Would you transcribe the whole listing exactly, minus its pictures?

▼▼▼

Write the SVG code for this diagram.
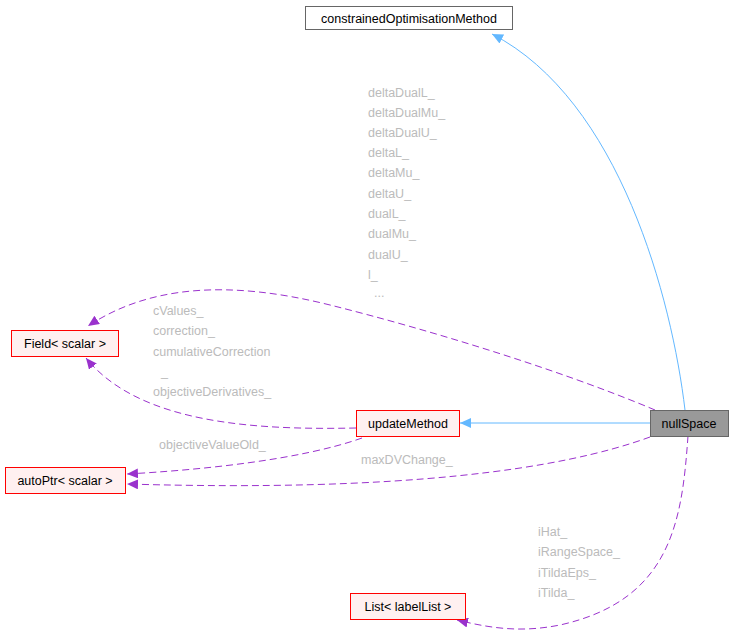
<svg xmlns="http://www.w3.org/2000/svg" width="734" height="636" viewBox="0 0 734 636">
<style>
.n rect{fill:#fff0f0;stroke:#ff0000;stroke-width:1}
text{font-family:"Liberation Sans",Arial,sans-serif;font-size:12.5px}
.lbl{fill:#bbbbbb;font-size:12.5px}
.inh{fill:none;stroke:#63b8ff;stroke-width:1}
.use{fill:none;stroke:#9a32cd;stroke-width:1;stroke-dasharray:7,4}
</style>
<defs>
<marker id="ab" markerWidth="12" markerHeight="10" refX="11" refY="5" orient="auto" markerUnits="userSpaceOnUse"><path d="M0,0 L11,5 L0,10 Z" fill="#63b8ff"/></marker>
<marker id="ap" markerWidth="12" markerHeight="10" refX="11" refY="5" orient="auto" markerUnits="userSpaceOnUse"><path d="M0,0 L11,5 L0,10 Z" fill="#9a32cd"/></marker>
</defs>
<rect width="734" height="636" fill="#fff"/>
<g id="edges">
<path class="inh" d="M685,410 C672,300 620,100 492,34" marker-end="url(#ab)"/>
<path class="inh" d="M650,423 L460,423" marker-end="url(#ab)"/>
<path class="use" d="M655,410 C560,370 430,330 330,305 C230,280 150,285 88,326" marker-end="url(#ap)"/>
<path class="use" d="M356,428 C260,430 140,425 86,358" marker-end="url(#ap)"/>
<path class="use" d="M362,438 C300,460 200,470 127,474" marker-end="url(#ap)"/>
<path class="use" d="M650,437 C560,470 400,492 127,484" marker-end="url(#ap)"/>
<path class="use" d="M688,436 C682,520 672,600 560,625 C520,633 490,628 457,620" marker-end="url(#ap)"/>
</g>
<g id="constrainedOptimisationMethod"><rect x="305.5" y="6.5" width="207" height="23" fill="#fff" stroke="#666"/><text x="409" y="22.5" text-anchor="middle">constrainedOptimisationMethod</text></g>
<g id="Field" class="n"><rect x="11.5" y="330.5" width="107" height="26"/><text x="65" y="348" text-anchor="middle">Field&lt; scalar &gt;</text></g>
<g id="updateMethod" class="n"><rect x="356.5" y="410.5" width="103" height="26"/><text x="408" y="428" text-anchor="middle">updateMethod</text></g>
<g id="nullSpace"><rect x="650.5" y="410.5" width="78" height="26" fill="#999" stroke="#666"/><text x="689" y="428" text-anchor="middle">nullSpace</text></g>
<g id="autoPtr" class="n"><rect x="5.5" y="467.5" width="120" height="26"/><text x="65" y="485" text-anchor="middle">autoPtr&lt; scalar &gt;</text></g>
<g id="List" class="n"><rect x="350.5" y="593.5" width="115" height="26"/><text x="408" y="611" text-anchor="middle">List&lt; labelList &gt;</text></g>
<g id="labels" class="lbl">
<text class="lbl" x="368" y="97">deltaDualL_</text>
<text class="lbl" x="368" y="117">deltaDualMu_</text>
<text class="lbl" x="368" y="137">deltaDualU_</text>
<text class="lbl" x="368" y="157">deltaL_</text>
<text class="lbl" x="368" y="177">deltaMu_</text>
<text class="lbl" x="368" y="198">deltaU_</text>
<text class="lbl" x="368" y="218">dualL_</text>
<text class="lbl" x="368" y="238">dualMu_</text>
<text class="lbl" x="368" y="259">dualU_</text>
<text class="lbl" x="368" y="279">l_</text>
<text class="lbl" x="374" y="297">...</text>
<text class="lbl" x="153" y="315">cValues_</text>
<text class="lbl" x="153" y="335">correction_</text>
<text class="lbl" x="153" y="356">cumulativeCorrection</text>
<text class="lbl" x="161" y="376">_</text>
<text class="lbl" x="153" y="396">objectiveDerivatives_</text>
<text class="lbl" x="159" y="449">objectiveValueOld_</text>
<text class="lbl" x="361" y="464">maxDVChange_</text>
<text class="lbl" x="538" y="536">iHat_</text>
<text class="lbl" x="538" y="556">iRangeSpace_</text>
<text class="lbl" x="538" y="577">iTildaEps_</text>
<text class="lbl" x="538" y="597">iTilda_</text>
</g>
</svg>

▲▲▲

• **SOLUTION FOR THIS TASK**:
Write the SVG code for this diagram.
<svg xmlns="http://www.w3.org/2000/svg" width="734" height="636" viewBox="0 0 734 636">
<style>
.n rect{fill:#fff0f0;stroke:#ff0000;stroke-width:1}
text{font-family:"Liberation Sans",Arial,sans-serif;font-size:12.5px}
.lbl{fill:#bbbbbb;font-size:12.5px}
.inh{fill:none;stroke:#63b8ff;stroke-width:1}
.use{fill:none;stroke:#9a32cd;stroke-width:1;stroke-dasharray:7,4}
</style>
<defs>
<marker id="ab" markerWidth="12" markerHeight="10" refX="11" refY="5" orient="auto" markerUnits="userSpaceOnUse"><path d="M0,0 L11,5 L0,10 Z" fill="#63b8ff"/></marker>
<marker id="ap" markerWidth="12" markerHeight="10" refX="11" refY="5" orient="auto" markerUnits="userSpaceOnUse"><path d="M0,0 L11,5 L0,10 Z" fill="#9a32cd"/></marker>
</defs>
<rect width="734" height="636" fill="#fff"/>
<g id="edges">
<path class="inh" d="M685,410 C672,300 620,100 492,34" marker-end="url(#ab)"/>
<path class="inh" d="M650,423 L460,423" marker-end="url(#ab)"/>
<path class="use" d="M655,410 C560,370 430,330 330,305 C230,280 150,285 88,326" marker-end="url(#ap)"/>
<path class="use" d="M356,428 C260,430 140,425 86,358" marker-end="url(#ap)"/>
<path class="use" d="M362,438 C300,460 200,470 127,474" marker-end="url(#ap)"/>
<path class="use" d="M650,437 C560,470 400,492 127,484" marker-end="url(#ap)"/>
<path class="use" d="M688,436 C682,520 672,600 560,625 C520,633 490,628 457,620" marker-end="url(#ap)"/>
</g>
<g id="constrainedOptimisationMethod"><rect x="305.5" y="6.5" width="207" height="23" fill="#fff" stroke="#666"/><text x="409" y="22.5" text-anchor="middle">constrainedOptimisationMethod</text></g>
<g id="Field" class="n"><rect x="11.5" y="330.5" width="107" height="26"/><text x="65" y="348" text-anchor="middle">Field&lt; scalar &gt;</text></g>
<g id="updateMethod" class="n"><rect x="356.5" y="410.5" width="103" height="26"/><text x="408" y="428" text-anchor="middle">updateMethod</text></g>
<g id="nullSpace"><rect x="650.5" y="410.5" width="78" height="26" fill="#999" stroke="#666"/><text x="689" y="428" text-anchor="middle">nullSpace</text></g>
<g id="autoPtr" class="n"><rect x="5.5" y="467.5" width="120" height="26"/><text x="65" y="485" text-anchor="middle">autoPtr&lt; scalar &gt;</text></g>
<g id="List" class="n"><rect x="350.5" y="593.5" width="115" height="26"/><text x="408" y="611" text-anchor="middle">List&lt; labelList &gt;</text></g>
<g id="labels" class="lbl">
<text class="lbl" x="368" y="97">deltaDualL_</text>
<text class="lbl" x="368" y="117">deltaDualMu_</text>
<text class="lbl" x="368" y="137">deltaDualU_</text>
<text class="lbl" x="368" y="157">deltaL_</text>
<text class="lbl" x="368" y="177">deltaMu_</text>
<text class="lbl" x="368" y="198">deltaU_</text>
<text class="lbl" x="368" y="218">dualL_</text>
<text class="lbl" x="368" y="238">dualMu_</text>
<text class="lbl" x="368" y="259">dualU_</text>
<text class="lbl" x="368" y="279">l_</text>
<text class="lbl" x="374" y="297">...</text>
<text class="lbl" x="153" y="315">cValues_</text>
<text class="lbl" x="153" y="335">correction_</text>
<text class="lbl" x="153" y="356">cumulativeCorrection</text>
<text class="lbl" x="161" y="376">_</text>
<text class="lbl" x="153" y="396">objectiveDerivatives_</text>
<text class="lbl" x="159" y="449">objectiveValueOld_</text>
<text class="lbl" x="361" y="464">maxDVChange_</text>
<text class="lbl" x="538" y="536">iHat_</text>
<text class="lbl" x="538" y="556">iRangeSpace_</text>
<text class="lbl" x="538" y="577">iTildaEps_</text>
<text class="lbl" x="538" y="597">iTilda_</text>
</g>
</svg>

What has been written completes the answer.